• _WHAT TO PRODUCE_:
All of the data should be repeated exactly; pictures are not part of the copy.

• _DATASET EXTRACT_:
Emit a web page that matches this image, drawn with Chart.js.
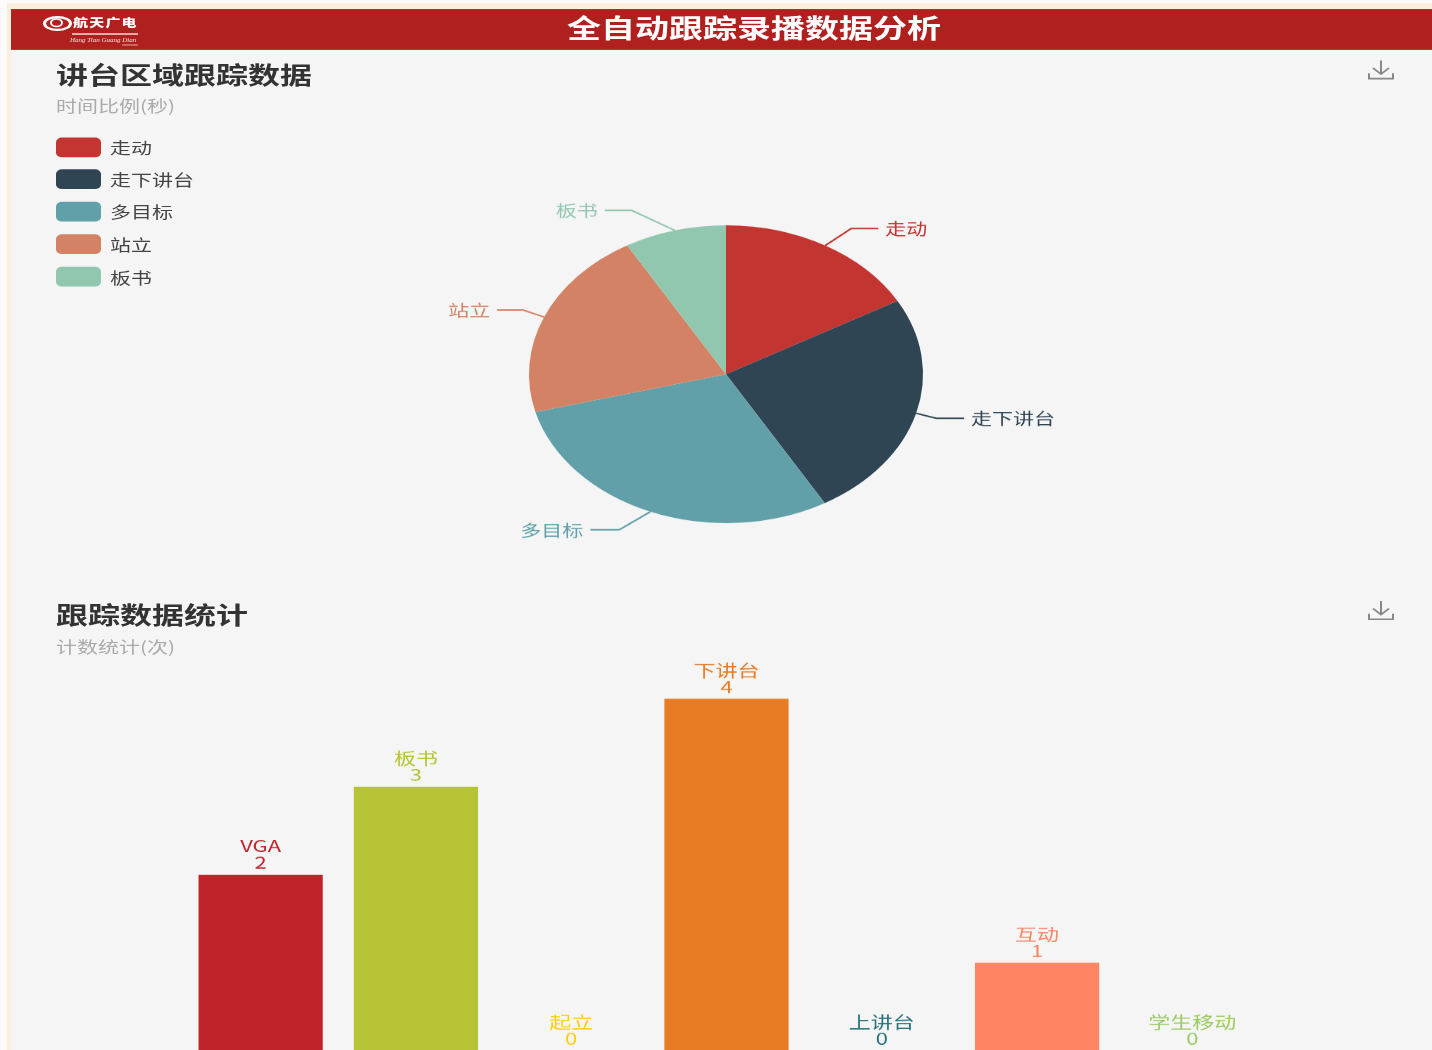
<!DOCTYPE html>
<html lang="zh">
<head>
<meta charset="utf-8">
<script src="https://cdn.jsdelivr.net/npm/chart.js@4"></script>
<style>
html,body{margin:0;padding:0;width:1432px;height:1050px;overflow:hidden;background:#fdfbf9}
#edgeTop{position:absolute;left:7px;top:3px;width:1425px;height:7px;background:#fbeedd}
#edgeLeft{position:absolute;left:7px;top:3px;width:4px;height:1047px;background:#fbeedd}
#panel{position:absolute;left:11px;top:50px;width:1421px;height:1000px;background:#f5f5f5}
#stage{position:absolute;left:0;top:0;width:1432px;height:1389px;overflow:hidden;transform-origin:0 0;transform:scale(1,.756);filter:blur(.55px);
font-family:"Noto Sans CJK SC","Noto Sans",sans-serif}
#header{position:absolute;left:11px;top:12px;width:1421px;height:54px;background:#b0201f}
#headTitle{position:absolute;left:0;top:-1px;width:1486px;text-align:center;color:#fff;font-weight:700;font-size:34px;line-height:50px;white-space:nowrap}
#logoName{position:absolute;left:62px;top:6px;color:#fff;font-weight:900;font-size:15px;letter-spacing:1.2px;line-height:24px}
#logoOval{position:absolute;left:32px;top:9px;width:23px;height:14px;border:3px solid #fff;border-radius:50%}
#logoDot{position:absolute;left:39px;top:12px;width:9px;height:8px;border:2px solid #fff;border-radius:50%}
#logoRule{position:absolute;left:61px;top:32px;width:66px;height:2px;background:#f4d9d0}
#logoRule2{position:absolute;left:111px;top:47px;width:16px;height:1px;background:#f4d9d0}
#logoSub{position:absolute;left:59px;top:33px;color:#f6e3de;font:italic 7px "Liberation Serif",serif;line-height:16px;white-space:nowrap}
.title{position:absolute;left:56px;color:#333;font-weight:700;font-size:32px;line-height:40px;white-space:nowrap}
.sub{position:absolute;left:56px;color:#aaa;font-size:21px;line-height:28px;white-space:nowrap}
.dl{position:absolute;left:1368px;width:26px;height:28px}
canvas{position:absolute;left:0}
.lg{position:absolute;left:56px;height:26px;width:220px}
.lg i{position:absolute;left:0;top:0;width:45px;height:26px;border-radius:6px}
.lg span{position:absolute;left:54px;top:0;line-height:26px;font-size:21px;color:#444;white-space:nowrap}
</style>
</head>
<body>
<div id="edgeTop"></div><div id="edgeLeft"></div><div id="panel"></div>
<div id="stage">
  <div id="header">
    <div id="logoOval"></div><div id="logoDot"></div>
    <div id="logoName">航天广电</div>
    <div id="logoRule"></div><div id="logoRule2"></div>
    <div id="logoSub">Hang Tian Guang Dian</div>
    <div id="headTitle">全自动跟踪录播数据分析</div>
  </div>
  <div class="title" style="top:77px">讲台区域跟踪数据</div>
  <div class="sub" style="top:125px">时间比例(秒)</div>
  <svg class="dl" style="top:78px" viewBox="0 0 26 28" fill="none" stroke="#888" stroke-width="2"><path d="M13 2V20M5 12l8 8 8-8M1 19v7h24v-7"/></svg>
  <div class="title" style="top:791px">跟踪数据统计</div>
  <div class="sub" style="top:841px">计数统计(次)</div>
  <svg class="dl" style="top:793px" viewBox="0 0 26 28" fill="none" stroke="#888" stroke-width="2"><path d="M13 2V20M5 12l8 8 8-8M1 19v7h24v-7"/></svg>
  <div id="legend"></div>
  <canvas id="pie" width="1432" height="760" style="top:0;width:1432px;height:760px"></canvas>
  <canvas id="bar" width="1432" height="640" style="top:760px;width:1432px;height:640px"></canvas>
</div>
<script>
// data
const pieLabels = ["走动","走下讲台","多目标","站立","板书"];
const pieValues = [60.5,89.4,105.4,74.6,30.1];
const pieColors = ["#c23531","#2f4554","#61a0a8","#d48265","#91c7ae"];
const barLabels = ["VGA","板书","起立","下讲台","上讲台","互动","学生移动"];
const barValues = [2,3,0,4,0,1,0];
const barColors = ["#C1232B","#B5C334","#FCCE10","#E87C25","#27727B","#FE8463","#9BCA63"];
// leader-line styling: bend offset from the slice edge and run length, in picture pixels
const leaderBend = [[26,-17],[20,5],[-31,18],[-21,-7],[-43,-20]];
const leaderRun = [27,28,29,26,27];
const SY = 0.756, FONT = '"Noto Sans CJK SC","Noto Sans",sans-serif';

// legend
const legendTops = [182,224,267,310,353];
document.getElementById('legend').innerHTML = pieLabels.map((l,i)=>
  `<div class="lg" style="top:${legendTops[i]}px"><i style="background:${pieColors[i]}"></i><span>${l}</span></div>`).join('');

const pieLeaders = {
  id:'pieLeaders',
  afterDatasetsDraw(chart){
    const ctx = chart.ctx, arcs = chart.getDatasetMeta(0).data;
    arcs.forEach((a,i)=>{
      const mid = (a.startAngle+a.endAngle)/2;
      const x0 = a.x + a.outerRadius*Math.cos(mid), y0 = a.y + a.outerRadius*Math.sin(mid);
      const x1 = x0 + leaderBend[i][0], y1 = y0 + leaderBend[i][1]/SY;
      const dir = Math.sign(leaderBend[i][0]);
      const x2 = x1 + dir*leaderRun[i];
      ctx.save();
      ctx.strokeStyle = pieColors[i]; ctx.lineWidth = 2;
      ctx.beginPath(); ctx.moveTo(x0,y0); ctx.lineTo(x1,y1); ctx.lineTo(x2,y1); ctx.stroke();
      ctx.fillStyle = pieColors[i]; ctx.font = '21px '+FONT;
      ctx.textAlign = dir>0?'left':'right'; ctx.textBaseline='middle';
      ctx.fillText(pieLabels[i], x2+dir*7, y1);
      ctx.restore();
    });
  }
};
new Chart(document.getElementById('pie'),{
  type:'pie',
  data:{labels:pieLabels,datasets:[{data:pieValues,backgroundColor:pieColors,borderWidth:0}]},
  options:{responsive:false,animation:false,
    layout:{padding:{left:529,right:509,top:298,bottom:68}},
    plugins:{legend:{display:false},tooltip:{enabled:false},title:{display:false}}},
  plugins:[pieLeaders]
});

const barTags = {
  id:'barTags',
  afterDatasetsDraw(chart){
    const ctx = chart.ctx, bars = chart.getDatasetMeta(0).data;
    bars.forEach((b,i)=>{
      ctx.save();
      ctx.fillStyle = barColors[i]; ctx.textAlign='center'; ctx.textBaseline='middle';
      ctx.font = '22px '+FONT;
      ctx.fillText(barLabels[i], b.x, b.y-38);
      ctx.fillText(String(barValues[i]), b.x, b.y-16);
      ctx.restore();
    });
  }
};
new Chart(document.getElementById('bar'),{
  type:'bar',
  data:{labels:barLabels,datasets:[{data:barValues,backgroundColor:barColors,borderWidth:0,barPercentage:.8,categoryPercentage:1}]},
  options:{responsive:false,animation:false,
    layout:{padding:{left:183,right:162,top:106,bottom:10}},
    scales:{x:{display:false},y:{display:false,min:0,max:4.5}},
    plugins:{legend:{display:false},tooltip:{enabled:false},title:{display:false}}},
  plugins:[barTags]
});
</script>
</body>
</html>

• _SOLVED EXERCISE_:
Emit a web page that matches this image, drawn with Chart.js.
<!DOCTYPE html>
<html lang="zh">
<head>
<meta charset="utf-8">
<script src="https://cdn.jsdelivr.net/npm/chart.js@4"></script>
<style>
html,body{margin:0;padding:0;width:1432px;height:1050px;overflow:hidden;background:#fdfbf9}
#edgeTop{position:absolute;left:7px;top:3px;width:1425px;height:7px;background:#fbeedd}
#edgeLeft{position:absolute;left:7px;top:3px;width:4px;height:1047px;background:#fbeedd}
#panel{position:absolute;left:11px;top:50px;width:1421px;height:1000px;background:#f5f5f5}
#stage{position:absolute;left:0;top:0;width:1432px;height:1389px;overflow:hidden;transform-origin:0 0;transform:scale(1,.756);filter:blur(.55px);
font-family:"Noto Sans CJK SC","Noto Sans",sans-serif}
#header{position:absolute;left:11px;top:12px;width:1421px;height:54px;background:#b0201f}
#headTitle{position:absolute;left:0;top:-1px;width:1486px;text-align:center;color:#fff;font-weight:700;font-size:34px;line-height:50px;white-space:nowrap}
#logoName{position:absolute;left:62px;top:6px;color:#fff;font-weight:900;font-size:15px;letter-spacing:1.2px;line-height:24px}
#logoOval{position:absolute;left:32px;top:9px;width:23px;height:14px;border:3px solid #fff;border-radius:50%}
#logoDot{position:absolute;left:39px;top:12px;width:9px;height:8px;border:2px solid #fff;border-radius:50%}
#logoRule{position:absolute;left:61px;top:32px;width:66px;height:2px;background:#f4d9d0}
#logoRule2{position:absolute;left:111px;top:47px;width:16px;height:1px;background:#f4d9d0}
#logoSub{position:absolute;left:59px;top:33px;color:#f6e3de;font:italic 7px "Liberation Serif",serif;line-height:16px;white-space:nowrap}
.title{position:absolute;left:56px;color:#333;font-weight:700;font-size:32px;line-height:40px;white-space:nowrap}
.sub{position:absolute;left:56px;color:#aaa;font-size:21px;line-height:28px;white-space:nowrap}
.dl{position:absolute;left:1368px;width:26px;height:28px}
canvas{position:absolute;left:0}
.lg{position:absolute;left:56px;height:26px;width:220px}
.lg i{position:absolute;left:0;top:0;width:45px;height:26px;border-radius:6px}
.lg span{position:absolute;left:54px;top:0;line-height:26px;font-size:21px;color:#444;white-space:nowrap}
</style>
</head>
<body>
<div id="edgeTop"></div><div id="edgeLeft"></div><div id="panel"></div>
<div id="stage">
  <div id="header">
    <div id="logoOval"></div><div id="logoDot"></div>
    <div id="logoName">航天广电</div>
    <div id="logoRule"></div><div id="logoRule2"></div>
    <div id="logoSub">Hang Tian Guang Dian</div>
    <div id="headTitle">全自动跟踪录播数据分析</div>
  </div>
  <div class="title" style="top:77px">讲台区域跟踪数据</div>
  <div class="sub" style="top:125px">时间比例(秒)</div>
  <svg class="dl" style="top:78px" viewBox="0 0 26 28" fill="none" stroke="#888" stroke-width="2"><path d="M13 2V20M5 12l8 8 8-8M1 19v7h24v-7"/></svg>
  <div class="title" style="top:791px">跟踪数据统计</div>
  <div class="sub" style="top:841px">计数统计(次)</div>
  <svg class="dl" style="top:793px" viewBox="0 0 26 28" fill="none" stroke="#888" stroke-width="2"><path d="M13 2V20M5 12l8 8 8-8M1 19v7h24v-7"/></svg>
  <div id="legend"></div>
  <canvas id="pie" width="1432" height="760" style="top:0;width:1432px;height:760px"></canvas>
  <canvas id="bar" width="1432" height="640" style="top:760px;width:1432px;height:640px"></canvas>
</div>
<script>
// data
const pieLabels = ["走动","走下讲台","多目标","站立","板书"];
const pieValues = [60.5,89.4,105.4,74.6,30.1];
const pieColors = ["#c23531","#2f4554","#61a0a8","#d48265","#91c7ae"];
const barLabels = ["VGA","板书","起立","下讲台","上讲台","互动","学生移动"];
const barValues = [2,3,0,4,0,1,0];
const barColors = ["#C1232B","#B5C334","#FCCE10","#E87C25","#27727B","#FE8463","#9BCA63"];
// leader-line styling: bend offset from the slice edge and run length, in picture pixels
const leaderBend = [[26,-17],[20,5],[-31,18],[-21,-7],[-43,-20]];
const leaderRun = [27,28,29,26,27];
const SY = 0.756, FONT = '"Noto Sans CJK SC","Noto Sans",sans-serif';

// legend
const legendTops = [182,224,267,310,353];
document.getElementById('legend').innerHTML = pieLabels.map((l,i)=>
  `<div class="lg" style="top:${legendTops[i]}px"><i style="background:${pieColors[i]}"></i><span>${l}</span></div>`).join('');

const pieLeaders = {
  id:'pieLeaders',
  afterDatasetsDraw(chart){
    const ctx = chart.ctx, arcs = chart.getDatasetMeta(0).data;
    arcs.forEach((a,i)=>{
      const mid = (a.startAngle+a.endAngle)/2;
      const x0 = a.x + a.outerRadius*Math.cos(mid), y0 = a.y + a.outerRadius*Math.sin(mid);
      const x1 = x0 + leaderBend[i][0], y1 = y0 + leaderBend[i][1]/SY;
      const dir = Math.sign(leaderBend[i][0]);
      const x2 = x1 + dir*leaderRun[i];
      ctx.save();
      ctx.strokeStyle = pieColors[i]; ctx.lineWidth = 2;
      ctx.beginPath(); ctx.moveTo(x0,y0); ctx.lineTo(x1,y1); ctx.lineTo(x2,y1); ctx.stroke();
      ctx.fillStyle = pieColors[i]; ctx.font = '21px '+FONT;
      ctx.textAlign = dir>0?'left':'right'; ctx.textBaseline='middle';
      ctx.fillText(pieLabels[i], x2+dir*7, y1);
      ctx.restore();
    });
  }
};
new Chart(document.getElementById('pie'),{
  type:'pie',
  data:{labels:pieLabels,datasets:[{data:pieValues,backgroundColor:pieColors,borderWidth:0}]},
  options:{responsive:false,animation:false,
    layout:{padding:{left:529,right:509,top:298,bottom:68}},
    plugins:{legend:{display:false},tooltip:{enabled:false},title:{display:false}}},
  plugins:[pieLeaders]
});

const barTags = {
  id:'barTags',
  afterDatasetsDraw(chart){
    const ctx = chart.ctx, bars = chart.getDatasetMeta(0).data;
    bars.forEach((b,i)=>{
      ctx.save();
      ctx.fillStyle = barColors[i]; ctx.textAlign='center'; ctx.textBaseline='middle';
      ctx.font = '22px '+FONT;
      ctx.fillText(barLabels[i], b.x, b.y-38);
      ctx.fillText(String(barValues[i]), b.x, b.y-16);
      ctx.restore();
    });
  }
};
new Chart(document.getElementById('bar'),{
  type:'bar',
  data:{labels:barLabels,datasets:[{data:barValues,backgroundColor:barColors,borderWidth:0,barPercentage:.8,categoryPercentage:1}]},
  options:{responsive:false,animation:false,
    layout:{padding:{left:183,right:162,top:106,bottom:10}},
    scales:{x:{display:false},y:{display:false,min:0,max:4.5}},
    plugins:{legend:{display:false},tooltip:{enabled:false},title:{display:false}}},
  plugins:[barTags]
});
</script>
</body>
</html>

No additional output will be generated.